§ Your task: Within the data below, state how many lines contain the string "that". Provide the number only.

§ Dataset excerpts:
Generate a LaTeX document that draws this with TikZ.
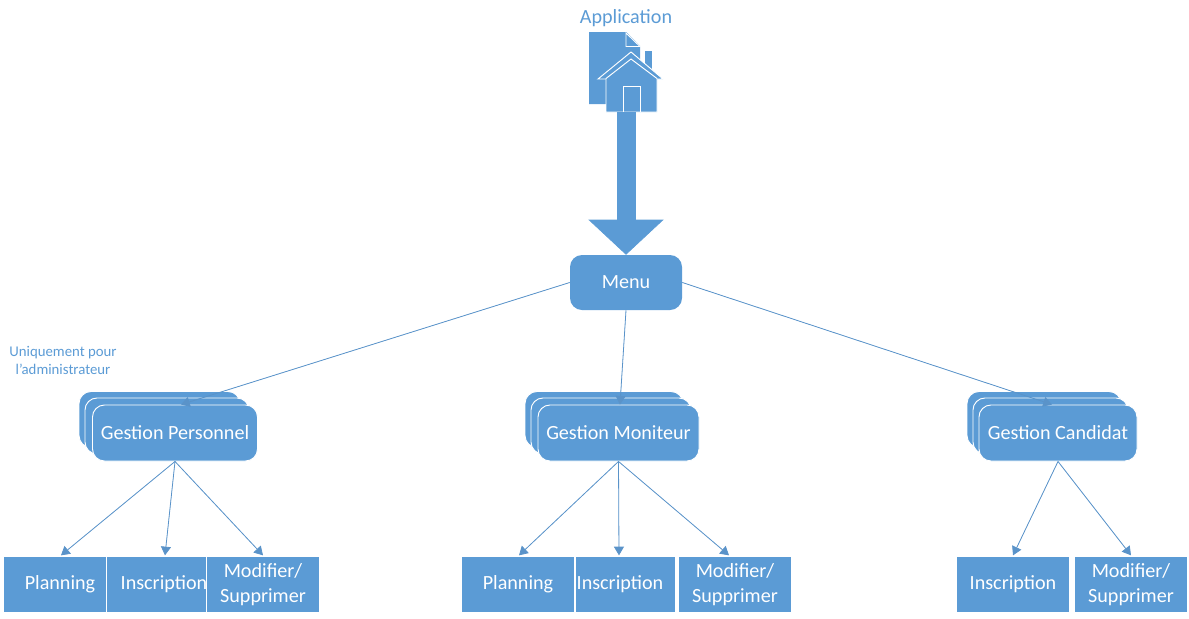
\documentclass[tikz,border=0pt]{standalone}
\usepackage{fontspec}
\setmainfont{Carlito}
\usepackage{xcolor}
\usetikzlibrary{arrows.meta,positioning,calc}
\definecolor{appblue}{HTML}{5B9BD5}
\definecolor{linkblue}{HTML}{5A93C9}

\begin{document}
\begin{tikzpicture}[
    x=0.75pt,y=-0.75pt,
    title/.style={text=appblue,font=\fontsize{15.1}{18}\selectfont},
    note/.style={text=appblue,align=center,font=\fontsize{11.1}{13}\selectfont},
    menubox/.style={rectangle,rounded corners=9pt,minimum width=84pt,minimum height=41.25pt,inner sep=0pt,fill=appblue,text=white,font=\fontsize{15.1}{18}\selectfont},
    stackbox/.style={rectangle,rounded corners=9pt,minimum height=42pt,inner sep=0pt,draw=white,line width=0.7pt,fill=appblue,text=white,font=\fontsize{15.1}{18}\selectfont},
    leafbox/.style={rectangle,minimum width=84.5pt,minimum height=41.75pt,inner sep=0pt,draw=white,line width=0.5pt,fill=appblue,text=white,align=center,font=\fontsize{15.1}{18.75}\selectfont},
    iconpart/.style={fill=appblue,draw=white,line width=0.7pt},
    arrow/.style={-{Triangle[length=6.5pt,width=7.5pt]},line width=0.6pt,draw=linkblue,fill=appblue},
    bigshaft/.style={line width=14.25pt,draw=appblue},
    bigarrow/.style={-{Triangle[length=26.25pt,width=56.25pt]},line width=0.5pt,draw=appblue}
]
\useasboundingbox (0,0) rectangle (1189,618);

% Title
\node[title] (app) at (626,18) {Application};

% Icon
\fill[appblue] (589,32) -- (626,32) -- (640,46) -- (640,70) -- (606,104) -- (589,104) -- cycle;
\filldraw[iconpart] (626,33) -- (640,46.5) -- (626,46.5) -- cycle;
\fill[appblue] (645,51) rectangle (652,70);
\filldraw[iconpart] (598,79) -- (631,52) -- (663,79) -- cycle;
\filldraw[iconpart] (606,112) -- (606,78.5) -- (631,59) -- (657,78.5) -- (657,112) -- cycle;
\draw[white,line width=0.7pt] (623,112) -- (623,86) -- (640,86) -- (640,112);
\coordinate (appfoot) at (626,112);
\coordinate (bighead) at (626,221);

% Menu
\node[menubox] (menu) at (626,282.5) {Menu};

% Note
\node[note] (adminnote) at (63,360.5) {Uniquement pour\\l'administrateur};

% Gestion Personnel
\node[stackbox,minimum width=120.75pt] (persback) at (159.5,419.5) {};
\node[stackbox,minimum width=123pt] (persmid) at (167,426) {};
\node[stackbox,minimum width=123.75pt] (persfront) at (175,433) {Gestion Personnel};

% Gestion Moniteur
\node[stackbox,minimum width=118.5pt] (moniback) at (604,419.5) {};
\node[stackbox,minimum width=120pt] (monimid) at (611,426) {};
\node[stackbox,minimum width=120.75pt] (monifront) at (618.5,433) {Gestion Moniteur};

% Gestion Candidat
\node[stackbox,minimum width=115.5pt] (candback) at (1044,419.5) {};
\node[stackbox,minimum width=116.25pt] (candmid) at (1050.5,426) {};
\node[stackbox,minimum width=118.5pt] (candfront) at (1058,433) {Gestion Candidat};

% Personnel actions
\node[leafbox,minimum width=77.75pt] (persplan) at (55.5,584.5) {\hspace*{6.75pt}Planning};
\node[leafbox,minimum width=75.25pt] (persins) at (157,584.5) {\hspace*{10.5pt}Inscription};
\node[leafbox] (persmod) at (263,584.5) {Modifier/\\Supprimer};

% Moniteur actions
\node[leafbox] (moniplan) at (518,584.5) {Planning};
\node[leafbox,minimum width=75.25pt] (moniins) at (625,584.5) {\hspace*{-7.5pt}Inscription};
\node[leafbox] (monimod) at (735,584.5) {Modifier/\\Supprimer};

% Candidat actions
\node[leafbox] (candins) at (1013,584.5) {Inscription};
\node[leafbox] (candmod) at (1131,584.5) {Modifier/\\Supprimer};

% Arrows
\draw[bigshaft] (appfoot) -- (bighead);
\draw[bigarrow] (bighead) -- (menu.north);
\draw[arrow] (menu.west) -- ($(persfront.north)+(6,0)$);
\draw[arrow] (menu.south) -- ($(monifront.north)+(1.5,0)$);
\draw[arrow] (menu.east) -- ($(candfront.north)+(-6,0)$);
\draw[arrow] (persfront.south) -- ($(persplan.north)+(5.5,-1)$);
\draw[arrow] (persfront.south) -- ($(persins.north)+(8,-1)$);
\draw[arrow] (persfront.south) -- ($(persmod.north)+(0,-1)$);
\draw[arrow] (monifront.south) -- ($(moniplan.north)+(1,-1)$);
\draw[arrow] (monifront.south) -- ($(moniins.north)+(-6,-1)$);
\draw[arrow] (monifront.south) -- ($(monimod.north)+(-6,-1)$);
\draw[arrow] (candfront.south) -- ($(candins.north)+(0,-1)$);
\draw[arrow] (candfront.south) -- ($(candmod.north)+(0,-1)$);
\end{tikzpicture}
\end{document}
--
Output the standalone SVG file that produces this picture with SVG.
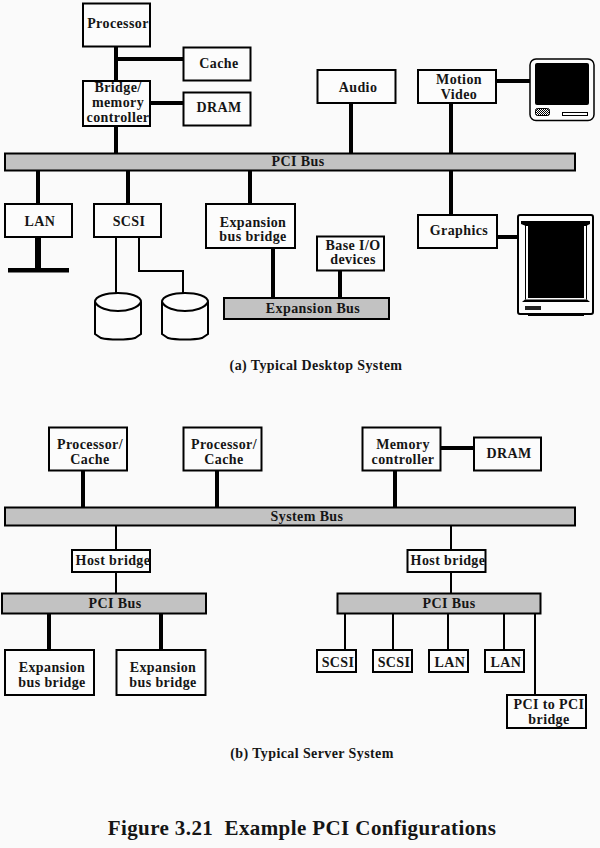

§ Answer to the task: 2